As the New York Times reported, the Trump DOJ also disclosed that "a political advocacy group contacted two members of the DOGE Social Security team, asking for an analysis of state voter rolls the advocacy group obtained."
"One of the DOGE employees signed an agreement with the advocacy group, which the Social Security Administration appeared to learn through a review of emails," the Times noted. "The Justice Department did not provide details about what came of the agreement and whether sensitive data was shared inappropriately."
In a joint statement responding to the revelations, Larson and Neal said that "we have been warning about privacy violations at Social Security and calling out Elon Musk’s ‘DOGE’ for months."
"DOGE signed an agreement to share Social Security data with an organization trying to undermine state election results, sent 1,000 Americans’ personal records directly to one of Elon Musk’s top consiglieres, and shared the confidential data of Americans on a private server," the Democratic lawmakers continued. "The 'DOGE' appointees engaged in this scheme—who were never brought before Congress for approval or even publicly identified—must be prosecuted to the fullest extent of the law for these abhorrent violations of the public trust."

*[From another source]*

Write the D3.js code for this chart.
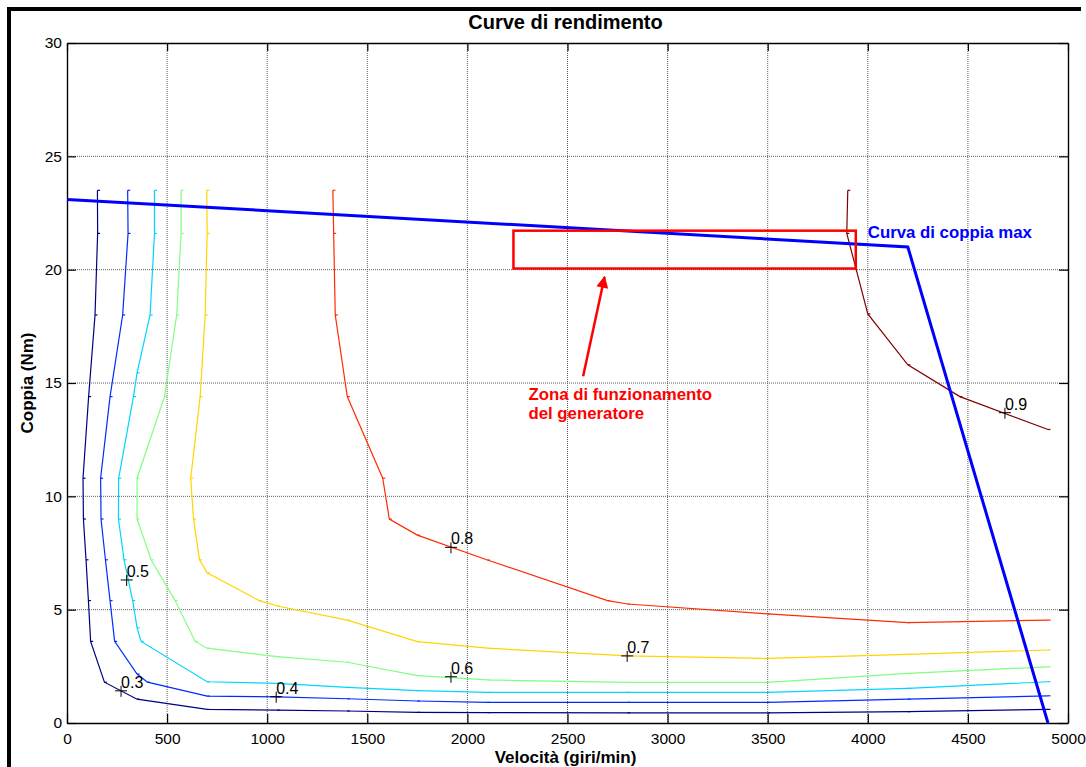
<!DOCTYPE html>
<html>
<head>
<meta charset="utf-8">
<script src="https://cdn.jsdelivr.net/npm/d3@7"></script>
<style>
  body { margin: 0; background: #fff; }
  text { font-family: Arial, "Liberation Sans", sans-serif; }
</style>
</head>
<body>
<div class="chart"></div>
<script>
// tick values
var xTicks = [0, 500, 1000, 1500, 2000, 2500, 3000, 3500, 4000, 4500, 5000];
var yTicks = [0, 5, 10, 15, 20, 25, 30];

// efficiency levels and the contour lines: [speed, torque]
var levels = [0.3, 0.4, 0.5, 0.6, 0.7, 0.8, 0.9];

var eff30 = [[152, 23.5], [153, 21.6], [140, 18], [108, 14.4], [80, 10.8], [82, 9], [95, 7.2], [107, 5.4],
  [118, 3.6], [187, 1.8], [350, 1.05], [700, 0.6], [1050, 0.57], [1400, 0.53], [1750, 0.47], [2100, 0.46],
  [2800, 0.45], [3500, 0.45], [4200, 0.5], [4900, 0.6]];
var eff40 = [[303, 23.5], [305, 21.6], [278, 18], [215, 14.4], [168, 10.8], [170, 9], [192, 7.2], [215, 5.4],
  [238, 3.6], [350, 2.16], [402, 1.8], [700, 1.19], [1050, 1.15], [1400, 1.07], [1750, 0.97], [2100, 0.91],
  [2800, 0.91], [3500, 0.91], [4200, 1.05], [4900, 1.2]];
var eff50 = [[437, 23.5], [437, 21.6], [415, 18], [350, 15.45], [332, 14.4], [258, 10.8], [257, 9], [285, 7.2],
  [328, 5.4], [350, 4.2], [370, 3.6], [700, 1.82], [1050, 1.75], [1400, 1.57], [1750, 1.43], [2100, 1.35],
  [2800, 1.35], [3500, 1.35], [4200, 1.53], [4900, 1.82]];
var eff60 = [[570, 23.5], [570, 21.6], [548, 18], [487, 14.4], [350, 10.8], [350, 9], [420, 7.2], [540, 5.4],
  [640, 3.6], [700, 3.3], [1050, 2.93], [1400, 2.68], [1750, 2.09], [2100, 1.9], [2800, 1.79], [3500, 1.79],
  [4200, 2.19], [4900, 2.48]];
var eff70 = [[698, 23.5], [700, 21.6], [690, 18], [665, 14.4], [618, 10.8], [632, 9], [662, 7.2], [700, 6.63],
  [960, 5.4], [1050, 5.16], [1400, 4.54], [1750, 3.59], [2100, 3.3], [2800, 2.96], [3500, 2.85], [4200, 3.03],
  [4900, 3.22]];
var eff80 = [[1328, 23.5], [1332, 21.6], [1340, 18], [1400, 14.4], [1577, 10.8], [1610, 9], [1750, 8.29],
  [2100, 7.19], [2700, 5.4], [2800, 5.25], [3500, 4.81], [4200, 4.43], [4900, 4.54]];
var eff90 = [[3900, 23.5], [3895, 21.6], [4000, 18.05], [4200, 15.8], [4460, 14.4], [4900, 12.95]];

// where each level label sits
var labelPoints = [[270, 1.42], [1045, 1.16], [298, 6.31], [1918, 2.04], [2798, 2.96], [1918, 7.75], [4685, 13.69]];

// max torque curve
var maxTorque = [[0, 23.1], [1000, 22.6], [4200, 21.0], [4900, 0]];

// generator operating zone and the arrow pointing at it
var zoneSpeed = [2230, 3940];
var zoneTorque = [20.05, 21.72];
var arrowFrom = [2578, 15.3];
var arrowTo = [2685, 19.68];

var contours = [eff30, eff40, eff50, eff60, eff70, eff80, eff90];
var levelColors = ["#000080", "#002bff", "#00d5ff", "#80ff80", "#ffd500", "#ff2b00", "#800000"];

var svgWidth = 1086;
var svgHeight = 767;

var margin = { top: 43, right: 18, bottom: 44, left: 67 };
var width = 1001;
var height = svgHeight - margin.top - margin.bottom;

var svg = d3.select(".chart")
  .append("svg")
  .attr("width", svgWidth)
  .attr("height", svgHeight);

// outer frame (only left and top edges are visible in the shot)
svg.append("line").attr("x1", 9).attr("x2", 9).attr("y1", 7).attr("y2", svgHeight)
  .attr("stroke", "#000").attr("stroke-width", 4);
svg.append("line").attr("x1", 7).attr("x2", 1081).attr("y1", 9).attr("y2", 9)
  .attr("stroke", "#000").attr("stroke-width", 4);

var chartGroup = svg.append("g")
  .attr("transform", `translate(${margin.left}, ${margin.top})`);

var xScale = d3.scaleLinear().domain([0, 5000]).range([0, width]);
var yScale = d3.scaleLinear().domain([0, 30]).range([height, 0]);

// dotted grid
chartGroup.append("g")
  .selectAll("line.vgrid")
  .data(xTicks.slice(1, -1))
  .enter()
  .append("line")
  .attr("x1", d => xScale(d)).attr("x2", d => xScale(d))
  .attr("y1", 0).attr("y2", height)
  .attr("stroke", "#5f5f5f").attr("stroke-width", 1).attr("stroke-dasharray", "1,1");

chartGroup.append("g")
  .selectAll("line.hgrid")
  .data(yTicks.slice(1, -1))
  .enter()
  .append("line")
  .attr("x1", 0).attr("x2", width)
  .attr("y1", d => yScale(d)).attr("y2", d => yScale(d))
  .attr("stroke", "#5f5f5f").attr("stroke-width", 1).attr("stroke-dasharray", "1,1");

// axes, ticks pointing inward on all four sides
var fmt = d3.format("d");
var bottomAxis = d3.axisBottom(xScale).tickValues(xTicks).tickFormat(fmt)
  .tickSizeInner(-9).tickSizeOuter(0).tickPadding(10);
var leftAxis = d3.axisLeft(yScale).tickValues(yTicks).tickFormat(fmt)
  .tickSizeInner(-9).tickSizeOuter(0).tickPadding(5);
var topAxis = d3.axisTop(xScale).tickValues(xTicks).tickSizeInner(-8).tickSizeOuter(0).tickFormat("");
var rightAxis = d3.axisRight(yScale).tickValues(yTicks).tickSizeInner(-9).tickSizeOuter(0).tickFormat("");

chartGroup.append("g").attr("class", "axis")
  .attr("transform", `translate(0, ${height})`).call(bottomAxis);
chartGroup.append("g").attr("class", "axis").call(leftAxis);
chartGroup.append("g").attr("class", "axis").call(topAxis);
chartGroup.append("g").attr("class", "axis")
  .attr("transform", `translate(${width}, 0)`).call(rightAxis);

chartGroup.selectAll(".axis path").attr("stroke", "#000").attr("stroke-width", 1.4);
chartGroup.selectAll(".axis line").attr("stroke", "#000").attr("stroke-width", 1.2);
chartGroup.selectAll(".axis text")
  .attr("fill", "#000")
  .style("font-size", "15.5px")
  .style("font-family", "Arial, 'Liberation Sans', sans-serif");

// contour lines
var line = d3.line()
  .x(d => xScale(d[0]))
  .y(d => yScale(d[1]));

contours.forEach(function(pts, i) {
  chartGroup.append("path")
    .datum(pts)
    .attr("d", line)
    .attr("fill", "none")
    .attr("stroke", levelColors[i])
    .attr("stroke-width", 1.2);

  // small vertex marks
  chartGroup.append("g")
    .selectAll("line")
    .data(pts)
    .enter()
    .append("line")
    .attr("x1", d => xScale(d[0]))
    .attr("x2", d => xScale(d[0]) + 2.5)
    .attr("y1", d => yScale(d[1]))
    .attr("y2", d => yScale(d[1]))
    .attr("stroke", levelColors[i])
    .attr("stroke-width", 1.2);
});

// level labels: plus marker + value
var labels = chartGroup.append("g")
  .selectAll("g")
  .data(labelPoints)
  .enter()
  .append("g")
  .attr("transform", d => `translate(${xScale(d[0])}, ${yScale(d[1])})`);

labels.append("path")
  .attr("d", "M-6,0H6M0,-5V6")
  .attr("stroke", "#000")
  .attr("stroke-width", 1);

labels.append("text")
  .attr("x", 0)
  .attr("y", -3)
  .style("font-size", "16px")
  .attr("fill", "#000")
  .text((d, i) => levels[i].toFixed(1));

// max torque curve
chartGroup.append("path")
  .datum(maxTorque)
  .attr("d", line)
  .attr("fill", "none")
  .attr("stroke", "#0000ff")
  .attr("stroke-width", 3);

chartGroup.append("text")
  .attr("x", xScale(4000))
  .attr("y", yScale(21.4))
  .attr("fill", "#0000ff")
  .style("font-size", "16.8px")
  .style("font-weight", "bold")
  .text("Curva di coppia max");

// generator zone
chartGroup.append("rect")
  .attr("x", xScale(zoneSpeed[0]))
  .attr("y", yScale(zoneTorque[1]))
  .attr("width", xScale(zoneSpeed[1]) - xScale(zoneSpeed[0]))
  .attr("height", yScale(zoneTorque[0]) - yScale(zoneTorque[1]))
  .attr("fill", "none")
  .attr("stroke", "#ff0000")
  .attr("stroke-width", 2.5);

svg.append("defs").append("marker")
  .attr("id", "arrowhead")
  .attr("viewBox", "0 0 10 10")
  .attr("refX", 9).attr("refY", 5)
  .attr("markerUnits", "userSpaceOnUse")
  .attr("markerWidth", 20).attr("markerHeight", 12)
  .attr("orient", "auto")
  .append("path")
  .attr("d", "M0,0L10,5L0,10Z")
  .attr("fill", "#ff0000");

chartGroup.append("line")
  .attr("x1", xScale(arrowFrom[0])).attr("y1", yScale(arrowFrom[1]))
  .attr("x2", xScale(arrowTo[0])).attr("y2", yScale(arrowTo[1]))
  .attr("stroke", "#ff0000")
  .attr("stroke-width", 2.5)
  .attr("marker-end", "url(#arrowhead)");

var zoneText = chartGroup.append("text")
  .attr("x", xScale(2305))
  .attr("y", yScale(14.25))
  .attr("fill", "#ff0000")
  .style("font-size", "16.8px")
  .style("font-weight", "bold");
zoneText.append("tspan").attr("x", xScale(2305)).text("Zona di funzionamento");
zoneText.append("tspan").attr("x", xScale(2305)).attr("dy", 19).text("del generatore");

// title and axis labels
svg.append("text")
  .attr("x", margin.left + width / 2 - 2)
  .attr("y", 29)
  .attr("text-anchor", "middle")
  .style("font-size", "20px")
  .style("font-weight", "bold")
  .text("Curve di rendimento");

svg.append("text")
  .attr("x", margin.left + width / 2 - 2)
  .attr("y", 763)
  .attr("text-anchor", "middle")
  .style("font-size", "17px")
  .style("font-weight", "bold")
  .text("Velocità (giri/min)");

svg.append("text")
  .attr("transform", `translate(33, ${margin.top + height / 2}) rotate(-90)`)
  .attr("text-anchor", "middle")
  .style("font-size", "17px")
  .style("font-weight", "bold")
  .text("Coppia (Nm)");
</script>
</body>
</html>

Alex Lawson, executive director of Social Security Works, echoed that call on Wednesday, saying that "those who have committed illegal acts must be prosecuted."
Lawson also demanded that Congress launch "a long-overdue investigation into just what DOGE is doing with our earned benefits and our private data."
"Thanks to Donald Trump and the Supreme Court, Elon Musk’s DOGE minions have access to our private Social Security data. So does anyone they choose to share it with—and anyone who can hack the unsecured server they’ve stored it on," said Lawson. "This week’s revelations are just the tip of the iceberg. We need to know exactly who has our data and what they are doing with it."